→ SOURCE EXCERPT:
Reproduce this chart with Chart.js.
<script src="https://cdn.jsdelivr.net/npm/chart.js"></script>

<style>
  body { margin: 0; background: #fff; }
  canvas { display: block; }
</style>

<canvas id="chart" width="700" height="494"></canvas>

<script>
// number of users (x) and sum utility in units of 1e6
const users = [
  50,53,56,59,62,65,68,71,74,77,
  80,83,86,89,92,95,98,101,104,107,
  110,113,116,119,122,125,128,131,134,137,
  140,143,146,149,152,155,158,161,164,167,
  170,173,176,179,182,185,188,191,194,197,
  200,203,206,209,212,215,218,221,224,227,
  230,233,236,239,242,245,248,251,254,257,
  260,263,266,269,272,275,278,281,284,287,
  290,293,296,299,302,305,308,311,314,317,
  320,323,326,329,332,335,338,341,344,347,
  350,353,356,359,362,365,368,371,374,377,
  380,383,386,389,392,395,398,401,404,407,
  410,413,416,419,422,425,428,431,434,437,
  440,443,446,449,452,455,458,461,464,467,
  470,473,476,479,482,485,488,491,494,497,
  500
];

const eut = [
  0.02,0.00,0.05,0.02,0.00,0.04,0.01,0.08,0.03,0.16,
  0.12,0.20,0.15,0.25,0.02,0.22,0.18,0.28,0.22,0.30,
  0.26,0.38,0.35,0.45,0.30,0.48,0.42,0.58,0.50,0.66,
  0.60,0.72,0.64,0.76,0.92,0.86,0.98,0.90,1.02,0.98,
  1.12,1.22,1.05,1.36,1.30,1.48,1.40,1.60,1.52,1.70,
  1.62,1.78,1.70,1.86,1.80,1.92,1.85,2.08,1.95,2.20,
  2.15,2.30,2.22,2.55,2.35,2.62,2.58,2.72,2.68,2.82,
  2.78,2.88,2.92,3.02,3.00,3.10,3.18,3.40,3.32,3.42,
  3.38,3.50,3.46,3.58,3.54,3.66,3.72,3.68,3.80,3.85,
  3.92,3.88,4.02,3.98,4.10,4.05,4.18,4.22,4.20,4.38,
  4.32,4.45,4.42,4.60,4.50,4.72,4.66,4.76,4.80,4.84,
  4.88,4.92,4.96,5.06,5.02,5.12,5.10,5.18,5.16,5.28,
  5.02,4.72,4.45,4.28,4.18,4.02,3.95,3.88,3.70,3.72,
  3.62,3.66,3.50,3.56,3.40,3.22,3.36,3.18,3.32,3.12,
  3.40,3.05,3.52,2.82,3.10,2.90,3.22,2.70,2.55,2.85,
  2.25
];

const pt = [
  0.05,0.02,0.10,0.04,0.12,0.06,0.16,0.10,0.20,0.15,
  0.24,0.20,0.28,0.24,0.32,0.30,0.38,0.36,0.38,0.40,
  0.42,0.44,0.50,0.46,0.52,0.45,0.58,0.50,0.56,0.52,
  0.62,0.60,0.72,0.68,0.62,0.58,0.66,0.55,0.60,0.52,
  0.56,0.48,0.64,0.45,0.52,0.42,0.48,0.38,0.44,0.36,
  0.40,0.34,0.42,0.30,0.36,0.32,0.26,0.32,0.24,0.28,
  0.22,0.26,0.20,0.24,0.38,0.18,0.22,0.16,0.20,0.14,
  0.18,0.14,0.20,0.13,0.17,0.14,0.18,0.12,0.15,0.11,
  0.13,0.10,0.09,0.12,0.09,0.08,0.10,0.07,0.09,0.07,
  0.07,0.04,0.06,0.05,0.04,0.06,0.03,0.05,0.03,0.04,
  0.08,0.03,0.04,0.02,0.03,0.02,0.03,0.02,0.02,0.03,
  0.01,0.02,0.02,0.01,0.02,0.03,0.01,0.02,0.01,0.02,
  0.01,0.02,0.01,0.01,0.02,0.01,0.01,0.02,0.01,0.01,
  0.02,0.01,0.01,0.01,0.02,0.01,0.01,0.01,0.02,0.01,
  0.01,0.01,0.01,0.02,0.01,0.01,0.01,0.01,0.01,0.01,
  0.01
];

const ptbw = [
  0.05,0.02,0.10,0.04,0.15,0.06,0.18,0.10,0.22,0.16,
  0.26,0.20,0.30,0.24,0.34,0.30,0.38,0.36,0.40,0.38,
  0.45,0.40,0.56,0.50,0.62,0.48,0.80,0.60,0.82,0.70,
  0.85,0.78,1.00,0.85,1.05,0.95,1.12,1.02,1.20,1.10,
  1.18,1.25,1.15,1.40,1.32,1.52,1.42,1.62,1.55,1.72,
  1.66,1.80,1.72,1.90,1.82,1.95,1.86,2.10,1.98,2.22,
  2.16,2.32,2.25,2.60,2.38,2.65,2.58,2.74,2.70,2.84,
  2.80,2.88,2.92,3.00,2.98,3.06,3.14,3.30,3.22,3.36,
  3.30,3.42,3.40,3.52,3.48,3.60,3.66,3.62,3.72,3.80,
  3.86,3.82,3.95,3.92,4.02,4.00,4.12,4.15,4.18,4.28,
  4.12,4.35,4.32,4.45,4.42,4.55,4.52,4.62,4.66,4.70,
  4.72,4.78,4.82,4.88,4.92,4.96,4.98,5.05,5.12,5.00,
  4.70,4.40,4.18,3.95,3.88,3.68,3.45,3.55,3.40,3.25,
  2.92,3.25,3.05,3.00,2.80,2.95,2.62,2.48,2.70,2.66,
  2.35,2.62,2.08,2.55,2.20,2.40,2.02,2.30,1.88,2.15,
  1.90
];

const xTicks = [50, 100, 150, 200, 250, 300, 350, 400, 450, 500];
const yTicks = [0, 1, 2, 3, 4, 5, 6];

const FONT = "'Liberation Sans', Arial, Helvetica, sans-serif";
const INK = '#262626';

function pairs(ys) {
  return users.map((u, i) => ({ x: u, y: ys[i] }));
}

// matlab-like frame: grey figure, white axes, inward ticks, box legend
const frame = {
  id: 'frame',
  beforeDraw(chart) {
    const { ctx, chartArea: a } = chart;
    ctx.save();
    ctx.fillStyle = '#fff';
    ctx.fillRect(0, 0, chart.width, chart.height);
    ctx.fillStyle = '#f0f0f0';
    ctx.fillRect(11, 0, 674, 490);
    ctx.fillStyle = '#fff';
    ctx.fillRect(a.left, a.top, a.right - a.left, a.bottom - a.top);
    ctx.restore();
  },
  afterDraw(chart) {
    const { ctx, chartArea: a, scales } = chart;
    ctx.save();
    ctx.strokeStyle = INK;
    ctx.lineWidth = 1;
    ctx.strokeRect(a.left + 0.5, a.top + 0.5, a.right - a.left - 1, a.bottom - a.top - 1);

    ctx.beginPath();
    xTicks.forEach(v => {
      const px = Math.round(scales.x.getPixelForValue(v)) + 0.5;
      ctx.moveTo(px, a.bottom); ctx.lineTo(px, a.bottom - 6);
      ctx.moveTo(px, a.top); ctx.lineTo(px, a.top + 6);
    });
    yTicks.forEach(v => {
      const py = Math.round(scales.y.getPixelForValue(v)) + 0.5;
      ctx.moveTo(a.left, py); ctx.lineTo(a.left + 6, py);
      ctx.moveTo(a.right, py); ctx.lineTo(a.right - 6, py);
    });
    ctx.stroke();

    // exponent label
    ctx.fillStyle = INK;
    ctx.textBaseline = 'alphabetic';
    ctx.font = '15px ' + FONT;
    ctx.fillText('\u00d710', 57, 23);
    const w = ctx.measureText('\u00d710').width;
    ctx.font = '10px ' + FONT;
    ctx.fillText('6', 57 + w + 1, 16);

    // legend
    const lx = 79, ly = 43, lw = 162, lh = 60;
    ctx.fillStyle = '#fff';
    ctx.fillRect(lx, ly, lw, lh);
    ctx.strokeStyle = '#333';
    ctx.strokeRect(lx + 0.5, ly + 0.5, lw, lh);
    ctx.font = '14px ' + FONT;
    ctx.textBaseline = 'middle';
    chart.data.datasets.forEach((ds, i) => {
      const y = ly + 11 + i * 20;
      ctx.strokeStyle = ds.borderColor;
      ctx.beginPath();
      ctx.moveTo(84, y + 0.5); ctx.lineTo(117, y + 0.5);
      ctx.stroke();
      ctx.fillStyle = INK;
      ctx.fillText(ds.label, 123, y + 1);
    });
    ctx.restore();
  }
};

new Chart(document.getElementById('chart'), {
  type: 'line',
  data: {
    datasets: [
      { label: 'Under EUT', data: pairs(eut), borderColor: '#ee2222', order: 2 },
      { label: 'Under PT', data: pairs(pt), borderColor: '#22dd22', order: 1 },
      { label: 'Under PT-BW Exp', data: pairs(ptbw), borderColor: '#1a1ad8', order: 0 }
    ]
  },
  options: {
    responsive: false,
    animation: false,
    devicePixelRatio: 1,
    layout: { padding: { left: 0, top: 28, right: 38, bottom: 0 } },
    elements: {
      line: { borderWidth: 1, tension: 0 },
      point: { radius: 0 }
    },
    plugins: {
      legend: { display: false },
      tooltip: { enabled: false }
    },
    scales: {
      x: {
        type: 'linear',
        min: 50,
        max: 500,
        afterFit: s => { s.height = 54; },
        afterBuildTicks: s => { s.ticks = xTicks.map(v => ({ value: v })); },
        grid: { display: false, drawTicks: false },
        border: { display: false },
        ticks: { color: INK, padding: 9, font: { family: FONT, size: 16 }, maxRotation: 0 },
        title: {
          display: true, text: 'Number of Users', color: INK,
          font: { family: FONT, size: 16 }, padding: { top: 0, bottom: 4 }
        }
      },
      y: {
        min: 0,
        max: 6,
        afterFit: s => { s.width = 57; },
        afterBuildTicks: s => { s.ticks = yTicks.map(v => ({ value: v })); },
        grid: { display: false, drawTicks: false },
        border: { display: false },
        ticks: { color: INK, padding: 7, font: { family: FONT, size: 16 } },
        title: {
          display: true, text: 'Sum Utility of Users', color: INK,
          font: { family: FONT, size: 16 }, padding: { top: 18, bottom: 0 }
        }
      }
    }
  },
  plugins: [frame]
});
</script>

→ WRITTEN REQUEST: Within the listing above, copy each line that has the string "chart".

→ FINAL RESULT:
Reproduce this chart with Chart.js.
<script src="https://cdn.jsdelivr.net/npm/chart.js"></script>
<canvas id="chart" width="700" height="494"></canvas>
  beforeDraw(chart) {
    const { ctx, chartArea: a } = chart;
    ctx.fillRect(0, 0, chart.width, chart.height);
  afterDraw(chart) {
    const { ctx, chartArea: a, scales } = chart;
    chart.data.datasets.forEach((ds, i) => {
new Chart(document.getElementById('chart'), {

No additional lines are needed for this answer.